Department of Material Science and Engineering
Department of Electrical Engineering and Computer Science
Massachusetts Institute of Technology
Dr. Jennifer Rupp is the Thomas Lord Associate Professor of Electrochemical Materials at the Department of Materials Science and Engineering, and Associate Professor at the Department of Electrical Engineering and Computer Science at MIT. Prior she was a non-tenure track assistant professor at ETH Zurich Switzerland where she held two prestigious externally funded career grants, namely an ERC Starting Grant (SNSF) and Swiss National Science Foundation (SNF) professorship.
She previously was affiliated as a visiting and senior scientist at MIT (2012-2011), the National Institute of Materials Science (NIMS) in Tsukuba, Japan (2011), and was working as a postdoc at ETH Zurich (2010-2006). Rupp team`s current research interests are on processing of ceramic and glass materials, solid state material design and tuning of structure-property relations for novel energy and information devices and operation schemes.
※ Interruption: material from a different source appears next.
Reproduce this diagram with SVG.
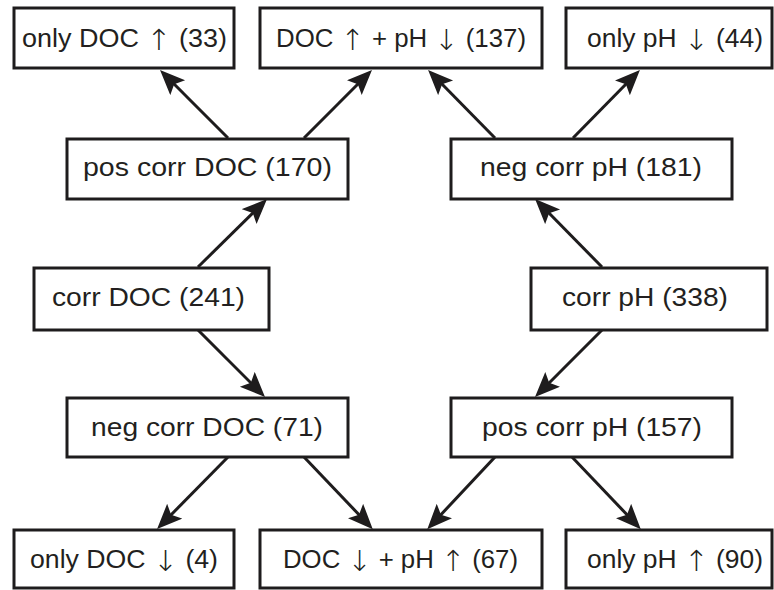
<svg xmlns="http://www.w3.org/2000/svg" width="774" height="590" viewBox="0 0 774 590">
<defs>
<style>
.box{fill:#fff;stroke:#1e1c1d;stroke-width:3}
.t{font-family:"Liberation Sans",Arial,sans-serif;font-size:26px;fill:#231f20}
.a{font-family:"DejaVu Sans",sans-serif;font-size:29px;font-weight:200}
.c line{stroke:#1e1c1d;stroke-width:3;marker-end:url(#ah)}
</style>
<marker id="ah" markerUnits="userSpaceOnUse" markerWidth="26" markerHeight="22" refX="14" refY="10.5" orient="auto" viewBox="0 0 26 22">
<path d="M0,0 L25,10.5 L0,21 L5,10.5 z" fill="#1e1c1d"/>
</marker>
</defs>
<rect width="774" height="590" fill="#fff"/>
<g id="connectors" class="c">
<line x1="228" y1="138" x2="167.8" y2="77.8"/>
<line x1="304" y1="138" x2="364.2" y2="77.8"/>
<line x1="495" y1="138" x2="435.8" y2="77.8"/>
<line x1="573" y1="138" x2="632.2" y2="77.8"/>
<line x1="198" y1="267" x2="259.2" y2="206.8"/>
<line x1="198" y1="330" x2="257.2" y2="389.2"/>
<line x1="602" y1="267" x2="542.8" y2="206.8"/>
<line x1="602" y1="330" x2="542.8" y2="389.2"/>
<line x1="228" y1="457" x2="164.8" y2="521.2"/>
<line x1="304" y1="457" x2="365.2" y2="521.2"/>
<line x1="495" y1="457" x2="434.8" y2="521.2"/>
<line x1="572" y1="457" x2="633.2" y2="521.2"/>
</g>
<g id="only-doc-up"><rect class="box" x="14" y="8" width="220" height="60"/><text class="t" x="22" y="47" textLength="205" lengthAdjust="spacingAndGlyphs">only DOC <tspan class="a" dy="3">↑</tspan><tspan dy="-3"> (33)</tspan></text></g>
<g id="doc-up-ph-down"><rect class="box" x="260" y="8" width="282" height="60"/><text class="t" x="276" y="47" textLength="250" lengthAdjust="spacingAndGlyphs">DOC <tspan class="a" dy="3">↑</tspan><tspan dy="-3"> + pH </tspan><tspan class="a" dy="3">↓</tspan><tspan dy="-3"> (137)</tspan></text></g>
<g id="only-ph-down"><rect class="box" x="566" y="8" width="206" height="60"/><text class="t" x="587" y="47" textLength="176" lengthAdjust="spacingAndGlyphs">only pH <tspan class="a" dy="3">↓</tspan><tspan dy="-3"> (44)</tspan></text></g>
<g id="pos-corr-doc"><rect class="box" x="67" y="139" width="281" height="60"/><text class="t" x="83" y="176" textLength="249" lengthAdjust="spacingAndGlyphs">pos corr DOC (170)</text></g>
<g id="neg-corr-ph"><rect class="box" x="451" y="139" width="281" height="60"/><text class="t" x="480" y="176" textLength="222" lengthAdjust="spacingAndGlyphs">neg corr pH (181)</text></g>
<g id="corr-doc"><rect class="box" x="34" y="268" width="235" height="62"/><text class="t" x="52" y="306" textLength="193" lengthAdjust="spacingAndGlyphs">corr DOC (241)</text></g>
<g id="corr-ph"><rect class="box" x="531" y="268" width="236" height="62"/><text class="t" x="562" y="306" textLength="166" lengthAdjust="spacingAndGlyphs">corr pH (338)</text></g>
<g id="neg-corr-doc"><rect class="box" x="67" y="398" width="281" height="59"/><text class="t" x="91" y="436" textLength="232" lengthAdjust="spacingAndGlyphs">neg corr DOC (71)</text></g>
<g id="pos-corr-ph"><rect class="box" x="451" y="398" width="281" height="59"/><text class="t" x="482" y="436" textLength="220" lengthAdjust="spacingAndGlyphs">pos corr pH (157)</text></g>
<g id="only-doc-down"><rect class="box" x="14" y="530" width="220" height="58"/><text class="t" x="30" y="568" textLength="188" lengthAdjust="spacingAndGlyphs">only DOC <tspan class="a" dy="3">↓</tspan><tspan dy="-3"> (4)</tspan></text></g>
<g id="doc-down-ph-up"><rect class="box" x="260" y="530" width="282" height="58"/><text class="t" x="283" y="568" textLength="235" lengthAdjust="spacingAndGlyphs">DOC <tspan class="a" dy="3">↓</tspan><tspan dy="-3"> + pH </tspan><tspan class="a" dy="3">↑</tspan><tspan dy="-3"> (67)</tspan></text></g>
<g id="only-ph-up"><rect class="box" x="566" y="530" width="206" height="58"/><text class="t" x="587" y="568" textLength="176" lengthAdjust="spacingAndGlyphs">only pH <tspan class="a" dy="3">↑</tspan><tspan dy="-3"> (90)</tspan></text></g>
</svg>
This ranges from alternative energy storage via solid state batteries, solar-to-synthetic fuel conversion or novel types of neuromorphic memories and computing logic entities for data storage and transfer beyond transistors and new sensing functions to track chemicals in the environment. Here, her team goes the whole way from material design, novel processing techniques to make ceramics, cermets or glassy-type ceramic structures up to novel device prototypes, their operation and characteristics.
She has published more than 110 papers, holds 19 patents, and, being a frequent speaker and panel member of the World Economic Forum, enjoys discussing material tech trends on the theme of energy with the public, economists and policy makers. Rupp also enjoys engaging with companies all around the world through both consultancy and collaborations focused either on material processing business or electrochemical device & product engineering (e.g. battery, oil & fuel processing, sensing, electronic companies). Currently, she holds a position as associate editor at Journal of Materials Chemistry A and is also on the advisory board member for Advanced Functional Materials and Advanced Materials Interfaces.
Rupp and team received several honors and awards such as the Displaying Future Award by the company Merck KGaA 2018 for a glucose converting fuel cell chip, BASF and Volkswagen Science Award 2017 for battery research, “Top 40 international scientist under the age of 40” by World Economic Forum 2015, Spark Award for the most innovative and economically important invention of the year 2014 at ETH Zurich, Kepler award “new materials in energy technology” by the European Academy of Science 2012 or Young Scientist Award by the Solid State Ionic Society. In 2021, Rupp was invited to become a Fellow of the Royal Society of Chemistry (FRSC). She gave keynote lectures at Royal Society UK 2018, Nature Energy conference 2016, Gordon Research lecture 2014 and many others, also she presented on battery and energy technologies at the World Economic Forum 2017.
The next generation of energy storage may largely benefit from fast Li+ ceramic electrolyte conductors to allow for safe and efficient batteries. With recent discoveries in thin-film processing solid-state lithium-ion conductors, such as Li-garnets and LIPON or LiSICON-based solids, have been recently considered as candidate materials not only for next-generation solid-state batteries but also for neuromorphic computing via memristors owing to the fast ionic transport in the solid-state electrolyte.
In the first part of this talk, we review current needs and challenges in the field of solid-state batteries. We underline the advantages of various Li solid-state conductor materials and reflect on opportunities of thin-film processing, being a requirement to define precisely the Lithium stoichiometries and related electronic state changes for transition metal ions, miniaturize the device, and reach high energy/information densities for energy storage, computation, and sensing.
In the second part, we focus on Li-film processing and controlling Lithium stoichiometries to reach fast conductive phases for Li garnets and Li titanates as solid-state battery components, and memristive neuromorphic computing units. Insights on structure-phase-transport interaction and implications on performances will be exemplified for energy storage aiming high energy densities, and modulations of synaptic artificial weights through lithium-induced metal-to-insulator transitions in lithium titanate memristors.